** start **

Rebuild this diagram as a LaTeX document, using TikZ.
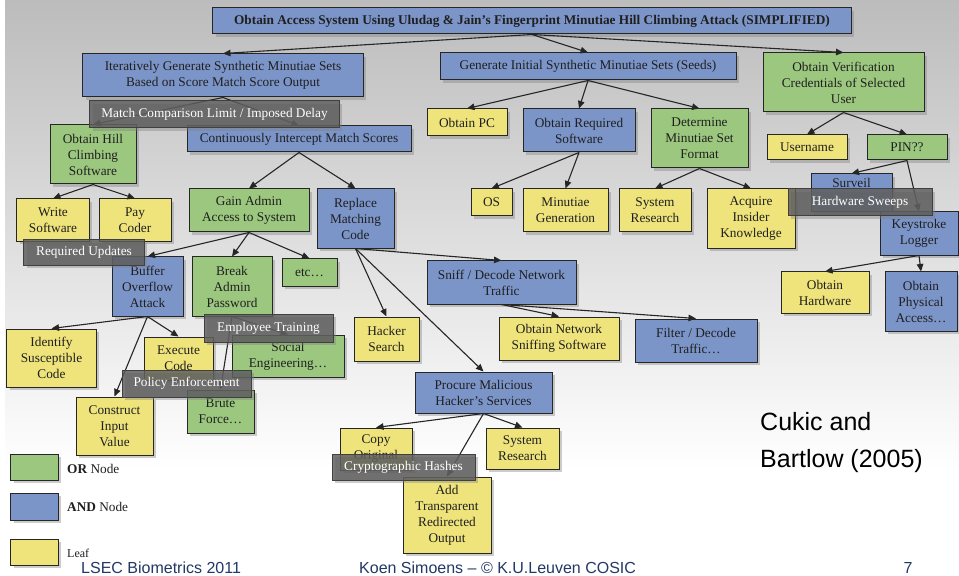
\documentclass[tikz,border=0pt]{standalone}
\usepackage{fontspec}
\setmainfont{Liberation Serif}
\newfontfamily\sansfam{Liberation Sans}
\usetikzlibrary{arrows.meta,shadows}

\definecolor{bgtop}{RGB}{188,188,188}
\definecolor{orgreen}{RGB}{156,199,127}
\definecolor{andblue}{RGB}{124,149,201}
\definecolor{leafyellow}{RGB}{239,228,123}
\definecolor{veilgray}{RGB}{92,92,92}
\definecolor{footnavy}{RGB}{34,56,102}

\newcommand\boxfont{\fontsize{13.3bp}{16bp}\selectfont}
% \bx{name}{x1}{y1}{x2}{y2}{style}{text}: box given by its corners
\newcommand\bx[7]{%
  \pgfmathsetmacro\bxw{#4-#2}\pgfmathsetmacro\bxh{#5-#3}%
  \node[#6, minimum width=\bxw bp, minimum height=\bxh bp] (#1)
    at ({(#2+#4)/2},{(#3+#5)/2}) {#7};}

\tikzset{
  box/.style={draw=black!85, line width=1bp, text=black!88, align=center,
    inner sep=0pt, font=\boxfont,
    drop shadow={shadow xshift=3bp, shadow yshift=-3bp, opacity=0.4}},
  orn/.style={box, fill=orgreen},
  andn/.style={box, fill=andblue},
  leafn/.style={box, fill=leafyellow},
  veil/.style={box, draw=black!75, fill=veilgray, fill opacity=0.82,
    text=white, text opacity=1},
  edge/.style={draw=black!85, line width=1.1bp,
    -{Triangle[length=7.5bp,width=6.5bp]}},
  foot/.style={font=\sansfam\fontsize{16bp}{18bp}\selectfont, text=footnavy,
    inner sep=0pt},
}

\begin{document}
\begin{tikzpicture}[x=1bp, y=-1bp]
\useasboundingbox (0,0) rectangle (959,576);
% slide background with the grey gradient behind the tree
\fill[white] (0,0) rectangle (959,576);
\shade[top color=bgtop, bottom color=white] (5,0) rectangle (959,470);

% tree nodes
\bx{title}{213}{8}{851}{34}{andn}{\textbf{Obtain Access System Using Uludag \& Jain's Fingerprint Minutiae Hill Climbing Attack (SIMPLIFIED)}}
\bx{iter}{83}{54}{363}{97}{andn}{Iteratively Generate Synthetic Minutiae Sets\\Based on Score Match Score Output}
\bx{seeds}{440}{53}{736}{80}{andn}{Generate Initial Synthetic Minutiae Sets (Seeds)}
\bx{verif}{763}{53}{924}{112}{orn}{Obtain Verification\\Credentials of Selected\\User}
\bx{hill}{50}{125}{136}{184}{orn}{Obtain Hill\\Climbing\\Software}
\bx{intercept}{187}{126}{411}{152}{andn}{Continuously Intercept Match Scores}
\bx{pc}{427}{109}{507}{136}{leafn}{Obtain PC}
\bx{reqsw}{523}{109}{635}{152}{andn}{Obtain Required\\Software}
\bx{fmt}{651}{109}{748}{168}{orn}{Determine\\Minutiae Set\\Format}
\bx{user}{767}{135}{847}{160}{leafn}{Username}
\bx{pin}{867}{135}{947}{160}{orn}{PIN??}
\bx{write}{17}{199}{89}{241}{leafn}{Write\\Software}
\bx{pay}{99}{199}{171}{241}{leafn}{Pay\\Coder}
\bx{admin}{189}{189}{309}{232}{orn}{Gain Admin\\Access to System}
\bx{replace}{317}{189}{394}{248}{andn}{Replace\\Matching\\Code}
\bx{os}{471}{189}{512}{216}{leafn}{OS}
\bx{mgen}{523}{189}{608}{232}{leafn}{Minutiae\\Generation}
\bx{sysres}{619}{189}{691}{232}{leafn}{System\\Research}
\bx{insider}{707}{189}{795}{248}{leafn}{Acquire\\Insider\\Knowledge}
\bx{surveil}{811}{174}{892}{212}{andn}{Surveil\\\strut}
\bx{keylog}{880}{212}{958}{255}{andn}{Keystroke\\Logger}
\bx{buffer}{112}{257}{183}{316}{andn}{Buffer\\Overflow\\Attack}
\bx{breakpw}{192}{257}{272}{316}{orn}{Break\\Admin\\Password}
\bx{etc}{282}{259}{337}{286}{orn}{etc\ldots}
\bx{sniff}{427}{261}{576}{304}{andn}{Sniff / Decode Network\\Traffic}
\bx{hw}{781}{272}{869}{313}{leafn}{Obtain\\Hardware}
\bx{phys}{885}{272}{957}{331}{andn}{Obtain\\Physical\\Access\ldots}
\bx{hacker}{354}{317}{419}{361}{leafn}{Hacker\\Search}
\bx{netsw}{499}{317}{619}{360}{leafn}{Obtain Network\\Sniffing Software}
\bx{filter}{635}{319}{757}{362}{andn}{Filter / Decode\\Traffic\ldots}
\bx{identify}{7}{329}{96}{387}{leafn}{Identify\\Susceptible\\Code}
\bx{execute}{144}{337}{213}{380}{leafn}{Execute\\Code}
\bx{social}{232}{335}{344}{377}{orn}{Social\\Engineering\ldots}
\bx{procure}{415}{372}{552}{413}{andn}{Procure Malicious\\Hacker's Services}
\bx{brute}{187}{390}{254}{433}{orn}{Brute\\Force\ldots}
\bx{construct}{76}{397}{153}{455}{leafn}{Construct\\Input\\Value}
\bx{copy}{340}{428}{412}{470}{leafn}{Copy\\Original}
\bx{sysrestwo}{486}{428}{559}{469}{leafn}{System\\Research}
\bx{addout}{403}{477}{491}{553}{leafn}{Add\\Transparent\\Redirected\\Output}

% connectors
\foreach \a/\b in {title/iter, title/seeds, title/verif,
  iter/hill, iter/intercept, seeds/pc, seeds/reqsw, seeds/fmt,
  verif/user, verif/pin, hill/write, hill/pay,
  intercept/admin, intercept/replace, reqsw/os, reqsw/mgen,
  fmt/sysres, fmt/insider, pin/surveil, pin/keylog,
  admin/buffer, admin/breakpw, admin/etc,
  replace/hacker, replace/procure, replace/sniff,
  keylog/hw, keylog/phys, buffer/identify, buffer/execute, buffer/construct,
  breakpw/social, breakpw/brute, sniff/netsw, sniff/filter,
  procure/copy, procure/sysrestwo, procure/addout}
  \draw[edge] (\a.south) -- (\b.north);

% countermeasures laid over the tree
\bx{delay}{90}{101}{339}{128}{veil}{Match Comparison Limit / Imposed Delay}
\bx{updates}{24}{240}{144}{265}{veil}{Required Updates}
\bx{training}{204}{314}{333}{342}{veil}{Employee Training}
\bx{policy}{122}{370}{251}{397}{veil}{Policy Enforcement}
\bx{hashes}{332}{454}{475}{480}{veil}{Cryptographic Hashes}
\bx{sweeps}{788}{189}{932}{216}{veil}{Hardware Sweeps}

% legend
\bx{legor}{11}{454}{58}{480}{orn}{}
\bx{legand}{11}{493}{58}{520}{andn}{}
\bx{legleaf}{11}{539}{58}{565}{leafn}{}
\node[anchor=west, inner sep=0pt, font=\boxfont, text=black!88] (legortext) at (67,469) {\textbf{OR} Node};
\node[anchor=west, inner sep=0pt, font=\boxfont, text=black!88] (legandtext) at (67,507) {\textbf{AND} Node};
\node[anchor=west, inner sep=0pt, font=\fontsize{12bp}{14bp}\selectfont, text=black!88] (legleaftext) at (67,553) {Leaf};

% reference
\node[anchor=base west, inner sep=0pt, font=\sansfam\fontsize{25bp}{30bp}\selectfont] (citeone) at (760,430) {Cukic and};
\node[anchor=base west, inner sep=0pt, font=\sansfam\fontsize{25bp}{30bp}\selectfont] (citetwo) at (760,467) {Bartlow (2005)};

% slide footer
\node[foot, anchor=west] (footleft) at (81,568) {LSEC Biometrics 2011};
\node[foot, anchor=west] (footmid) at (359,568) {Koen Simoens – © K.U.Leuven COSIC};
\node[foot] (footpage) at (908,568) {7};
\end{tikzpicture}
\end{document}
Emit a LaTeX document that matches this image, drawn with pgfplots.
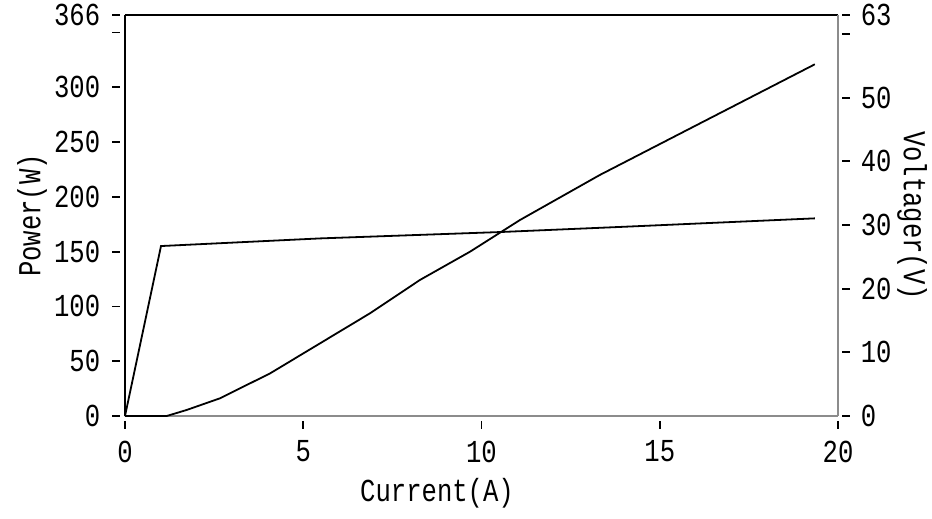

** end **

**TASK DETAILS:** Select every line in the records above that contains the word "this".

**TASK RESPONSE:**
Rebuild this diagram as a LaTeX document, using TikZ.
Emit a LaTeX document that matches this image, drawn with pgfplots.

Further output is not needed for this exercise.